RAW DATA:
• • • • • • •
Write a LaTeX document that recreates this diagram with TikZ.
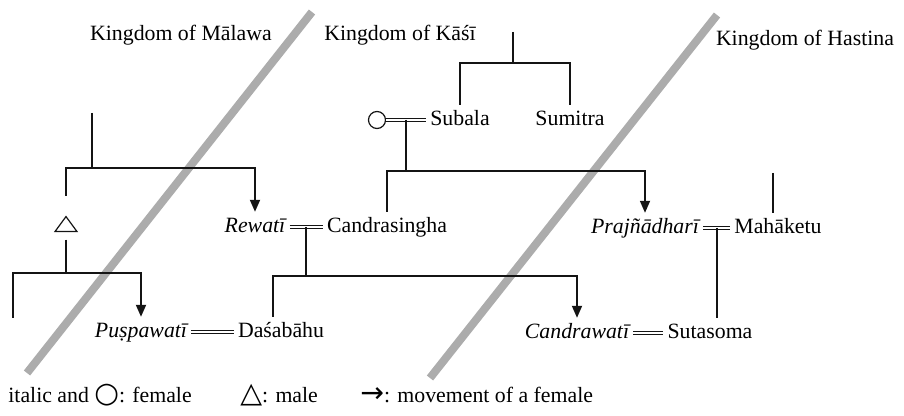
\documentclass[tikz,border=0pt]{standalone}
\usepackage{fontspec}
\setmainfont{Liberation Serif}
\newfontfamily\symfont[Scale=1.3]{DejaVu Sans}
\usetikzlibrary{arrows.meta,shapes.geometric}
\definecolor{ink}{RGB}{20,20,20}
\definecolor{haze}{RGB}{172,172,172}
\tikzset{
  >={Triangle[length=6pt,width=5pt]},
  kin/.style={draw=ink,line width=0.9pt},
  move/.style={kin,->},
  wed/.style={draw=ink,double,double distance=1.1pt,line width=0.55pt},
  person/.style={font=\fontsize{10.9}{13}\selectfont,inner xsep=2pt,inner ysep=2.5pt,
    text height=7.6pt,text depth=2.2pt},
  fem/.style={person,font=\fontsize{10.9}{13}\selectfont\itshape},
  realm/.style={person},
  band/.style={draw=haze,line width=4pt},
  sign/.style={draw=ink,line width=0.6pt,inner sep=0pt},
}

\begin{document}
\begin{tikzpicture}[x=0.5pt,y=-0.5pt]
  \useasboundingbox (0,0) rectangle (904,416);
  % borders between the kingdoms
  \coordinate (b1s) at (27,373);
  \coordinate (b1e) at (312,12);
  \coordinate (b2s) at (430,378);
  \coordinate (b2e) at (717,15);
  \draw[band] (b1s) -- (b1e);
  \draw[band] (b2s) -- (b2e);

  \node[realm] (malawa) at (181,35) {Kingdom of Mālawa};
  \node[realm] (kasi) at (400,35) {Kingdom of Kāśī};
  \node[realm] (hastina) at (805,40) {Kingdom of Hastina};

  % persons
  \node[sign,circle,minimum size=8.5pt] (mom) at (377,120) {};
  \node[person] (subala) at (460,120) {Subala};
  \node[person] (sumitra) at (570,120) {Sumitra};
  \node[sign,isosceles triangle,shape border rotate=90,isosceles triangle stretches,
    minimum width=11pt,minimum height=7.5pt,outer sep=4pt] (tri) at (66,226) {};
  \node[fem] (rewati) at (255,227) {Rewatī};
  \node[person] (candra) at (387,227) {Candrasingha};
  \node[fem] (prajna) at (645,228) {Prajñādharī};
  \node[person] (maha) at (778,228) {Mahāketu};
  \node[fem] (puspa) at (141,332) {Puṣpawatī};
  \node[person] (dasa) at (281,332) {Daśabāhu};
  \node[fem] (cwati) at (577,333) {Candrawatī};
  \node[person] (suta) at (710,333) {Sutasoma};

  % Malawa
  \coordinate (m1) at (92,113);
  \coordinate (m2) at (92,168);
  \draw[kin] (m1) -- (m2);
  \draw[kin] (m2) -| (tri);
  \draw[move] (m2) -| (rewati);
  \coordinate (t2) at (66,273);
  \coordinate (cut) at (13,318);
  \draw[kin] (tri) -- (t2);
  \draw[kin] (t2) -| (cut);
  \draw[move] (t2) -| (puspa);

  % Kasi
  \coordinate (k1) at (513,32);
  \coordinate (k2) at (513,63);
  \draw[kin] (k1) -- (k2);
  \draw[kin] (k2) -| (subala);
  \draw[kin] (k2) -| (sumitra);
  \draw[wed] (mom) -- coordinate (ms) (subala);
  \coordinate (kbar) at (0,171);
  \draw[kin] (ms) -- (ms |- kbar) coordinate (k3);
  \draw[kin] (k3) -| (candra);
  \draw[move] (k3) -| (prajna);

  \draw[wed] (rewati) -- coordinate (rc) (candra);
  \coordinate (cbar) at (0,276);
  \draw[kin] (rc) -- (rc |- cbar) coordinate (c3);
  \draw[kin] (c3) -| ([xshift=-4pt]dasa.north);
  \draw[move] (c3) -| (cwati);
  \draw[wed] (puspa) -- (dasa);

  % Hastina
  \coordinate (h1) at (773,173);
  \draw[kin] (h1) -- (h1 |- maha.north);
  \draw[wed] (prajna) -- coordinate (pm) (maha);
  \draw[kin] (pm) -- (pm |- suta.north);
  \draw[wed] (cwati) -- (suta);

  % key
  \node[person,anchor=west] (keyfem) at (4,397) {italic and {\symfont ○}: female};
  \node[person,anchor=west] (keymale) at (236,397) {{\symfont △}: male};
  \node[person,anchor=west] (keymove) at (356,397) {{\symfont →}: movement of a female};
\end{tikzpicture}
\end{document}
• • • • • • •
Take the lines from the start of the material to the line with "(hastina) at (805,40)", both included, and transcribe them exactly without the pictures.

REPLY:
Write a LaTeX document that recreates this diagram with TikZ.
\documentclass[tikz,border=0pt]{standalone}
\usepackage{fontspec}
\setmainfont{Liberation Serif}
\newfontfamily\symfont[Scale=1.3]{DejaVu Sans}
\usetikzlibrary{arrows.meta,shapes.geometric}
\definecolor{ink}{RGB}{20,20,20}
\definecolor{haze}{RGB}{172,172,172}
\tikzset{
  >={Triangle[length=6pt,width=5pt]},
  kin/.style={draw=ink,line width=0.9pt},
  move/.style={kin,->},
  wed/.style={draw=ink,double,double distance=1.1pt,line width=0.55pt},
  person/.style={font=\fontsize{10.9}{13}\selectfont,inner xsep=2pt,inner ysep=2.5pt,
    text height=7.6pt,text depth=2.2pt},
  fem/.style={person,font=\fontsize{10.9}{13}\selectfont\itshape},
  realm/.style={person},
  band/.style={draw=haze,line width=4pt},
  sign/.style={draw=ink,line width=0.6pt,inner sep=0pt},
}

\begin{document}
\begin{tikzpicture}[x=0.5pt,y=-0.5pt]
  \useasboundingbox (0,0) rectangle (904,416);
  % borders between the kingdoms
  \coordinate (b1s) at (27,373);
  \coordinate (b1e) at (312,12);
  \coordinate (b2s) at (430,378);
  \coordinate (b2e) at (717,15);
  \draw[band] (b1s) -- (b1e);
  \draw[band] (b2s) -- (b2e);

  \node[realm] (malawa) at (181,35) {Kingdom of Mālawa};
  \node[realm] (kasi) at (400,35) {Kingdom of Kāśī};
  \node[realm] (hastina) at (805,40) {Kingdom of Hastina};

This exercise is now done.